Archive for beginning

PBP: Emptiness – The End of a Cycle

Posted in Pagan Blog Project, Ramblings with tags , , , , on March 4, 2012 by The Starry Path

Lately I´ve felt very ambivalent about my faith. Not whether I should desert it of not, but about my direction. Indeed, I´ve always had a lousy sense of direction! 😉

What I´m feeling is this, and I think most of you can recognize it; I´ve reached somewhat of a plateau, the end of a spiritual cycle. I´ve had approximately two years where I´ve been living far away from my coven. I´ve had to implement my coven training into my personal rites, as a detached solitary. It has been a lot of work, but fun and creative at the same time. I´ve missed working with my coven but felt that the tradition is being somewhat upheld through my practice. I´ve also discovered new ways I like to do things. Therefor, I don´t think that the time apart has been wasted, I have continued on the same path. I have done decisively more ritual these past two years than before, and many of them have been outside, which I thoroughly enjoy.
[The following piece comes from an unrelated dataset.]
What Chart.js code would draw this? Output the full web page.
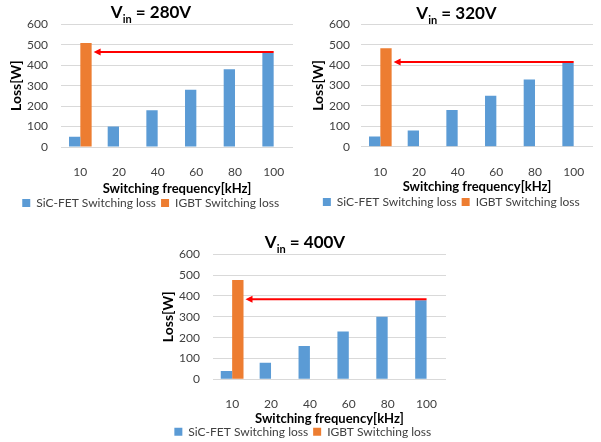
<!DOCTYPE html>
<html><head><meta charset="utf-8">
<script src="https://cdn.jsdelivr.net/npm/chart.js@4"></script>
<style>
html,body{margin:0;padding:0;width:601px;height:442px;overflow:hidden;background:#fff;}
.w{position:absolute;}
canvas{display:block;}
</style></head><body>
<div class="w" style="left:0px;top:0px;"><canvas id="c1" width="300" height="220"></canvas></div>
<div class="w" style="left:300px;top:0px;"><canvas id="c2" width="301" height="219"></canvas></div>
<div class="w" style="left:152px;top:230px;"><canvas id="c3" width="301" height="218"></canvas></div>
<script>
// ---- data ----
const categories = ['10', '20', '40', '60', '80', '100'];
const seriesNames = ['SiC-FET Switching loss', 'IGBT Switching loss'];
const vinLabels = ['280V', '320V', '400V'];
const sic280 = [50, 100, 180, 280, 380, 460];
const igbt280 = [508, null, null, null, null, null];
const sic320 = [50, 80, 180, 250, 330, 410];
const igbt320 = [483, null, null, null, null, null];
const sic400 = [40, 80, 160, 230, 300, 380];
const igbt400 = [477, null, null, null, null, null];
const yTicks = [0, 100, 200, 300, 400, 500, 600];
const xTitle = 'Switching frequency[kHz]';
const yTitle = 'Loss[W]';

const FONT = 'Lato';
const BLUE = '#5B9BD5', ORANGE = '#ED7D31';
const TEXT = '#404040';

const vinTitle = {
  id: 'vinTitle',
  afterDraw(chart, args, opts) {
    const ctx = chart.ctx;
    ctx.save();
    ctx.fillStyle = '#000';
    ctx.textBaseline = 'alphabetic';
    ctx.textAlign = 'left';
    const big = 'bold 17px ' + FONT, small = 'bold 11px ' + FONT;
    const rest = ' = ' + opts.text;
    ctx.font = big;
    const wV = ctx.measureText('V').width;
    const wR = ctx.measureText(rest).width;
    ctx.font = small;
    const wS = ctx.measureText('in').width;
    let x = opts.cx - (wV + wS + wR) / 2;
    ctx.font = big; ctx.fillText('V', x, opts.y); x += wV;
    ctx.font = small; ctx.fillText('in', x, opts.y + 4.5); x += wS;
    ctx.font = big; ctx.fillText(rest, x, opts.y);
    ctx.restore();
  }
};

const lossArrow = {
  id: 'lossArrow',
  afterDatasetsDraw(chart) {
    const from = chart.getDatasetMeta(0).data[categories.length - 1];
    const to = chart.getDatasetMeta(1).data[0];
    if (!from || !to) return;
    const ctx = chart.ctx;
    const x1 = from.x + from.width / 2;
    const x0 = to.x + to.width / 2 + 2;
    const y = from.y - 1;
    ctx.save();
    ctx.strokeStyle = '#FF0000';
    ctx.fillStyle = '#FF0000';
    ctx.lineWidth = 2;
    ctx.beginPath();
    ctx.moveTo(x1, y);
    ctx.lineTo(x0 + 5, y);
    ctx.stroke();
    ctx.beginPath();
    ctx.moveTo(x0, y);
    ctx.lineTo(x0 + 7, y - 3.5);
    ctx.lineTo(x0 + 7, y + 3.5);
    ctx.closePath();
    ctx.fill();
    ctx.restore();
  }
};

function makeChart(id, sic, igbt, vin, L) {
  return new Chart(document.getElementById(id), {
    type: 'bar',
    data: {
      labels: categories,
      datasets: [
        { label: seriesNames[0], data: sic, backgroundColor: BLUE, borderWidth: 0 },
        { label: seriesNames[1], data: igbt, backgroundColor: ORANGE, borderWidth: 0 }
      ]
    },
    options: {
      responsive: false,
      animation: false,
      datasets: { bar: { categoryPercentage: 0.585, barPercentage: 1 } },
      layout: { padding: { left: L.pl, right: L.pr, top: L.pt, bottom: L.pb } },
      scales: {
        x: {
          grid: { display: false, drawTicks: true, tickLength: L.xtl },
          border: { display: false },
          ticks: { padding: 3, color: TEXT, font: { family: FONT, size: 12 } },
          title: { display: true, text: xTitle, color: '#000',
                   font: { family: FONT, size: 13, weight: 'bold' },
                   padding: { top: 0, bottom: L.tpb } },
          afterFit(s) { s.height = L.xh; }
        },
        y: {
          min: 0, max: 600,
          afterBuildTicks(s) { s.ticks = yTicks.map(v => ({ value: v })); },
          grid: { color: '#d9d9d9', drawTicks: true, tickLength: L.ytl, tickColor: 'rgba(0,0,0,0)' },
          border: { display: false },
          ticks: { padding: 3, color: TEXT, font: { family: FONT, size: 12 } },
          title: { display: true, text: yTitle, color: '#000',
                   font: { family: FONT, size: 14, weight: 'bold' }, padding: 0 },
          afterFit(s) { s.width = L.yw; }
        }
      },
      plugins: {
        legend: {
          position: 'bottom',
          labels: { boxWidth: 8, boxHeight: 8, padding: 5, color: TEXT,
                    font: { family: FONT, size: 12 } }
        },
        tooltip: { enabled: false },
        vinTitle: { text: vin, cx: L.tcx, y: L.ty }
      }
    },
    plugins: [vinTitle, lossArrow]
  });
}

makeChart('c1', sic280, igbt280, vinLabels[0],
  { pl: 8.4, pr: 7, pt: 24.3, pb: 1, yw: 52.6, ytl: 10, xh: 45, xtl: 15, tpb: -4.8, tcx: 151, ty: 18.3 });
makeChart('c2', sic320, igbt320, vinLabels[1],
  { pl: 9.6, pr: 8, pt: 24.3, pb: 1, yw: 51.4, ytl: 8, xh: 44.3, xtl: 15.1, tpb: -3.8, tcx: 156.5, ty: 19 });
makeChart('c3', sic400, igbt400, vinLabels[2],
  { pl: 7.6, pr: 7, pt: 24.3, pb: 0.3, yw: 53.1, ytl: 9.7, xh: 41.4, xtl: 14.5, tpb: -5.8, tcx: 153, ty: 18.3 });
</script>
</body></html>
But now I sense the stirring of something new… I´ve felt a bit frustrated and empty, mixed with a sense of wonder. I feel like I know more, and yet less! How can that be? I think that more and more I have wandered away from Wicca 101 and onto the Mystic´s path, which I think is a natural progress for one dedicated to Wicca which actually is a mystery religion at its core. I´ve let go of the simple images in black and white, and as you can see in my earlier post about deity, that is an area of great indecisiveness!

Wicca 101 is safe, harmless and cute. But if I wanted that, I would rent a movie about penguins! I want the real deal and I want the challenge, growth and yes, mystery. True mystery. I want the transcendent human experience that is the ultimate goal of any spirituality. I don´t want to be fed nonsense, I want to discover for myself, but right now every step is a blindfolded stumble into darkness. One cycle is complete and now I stagger into the next, stripped and innocent.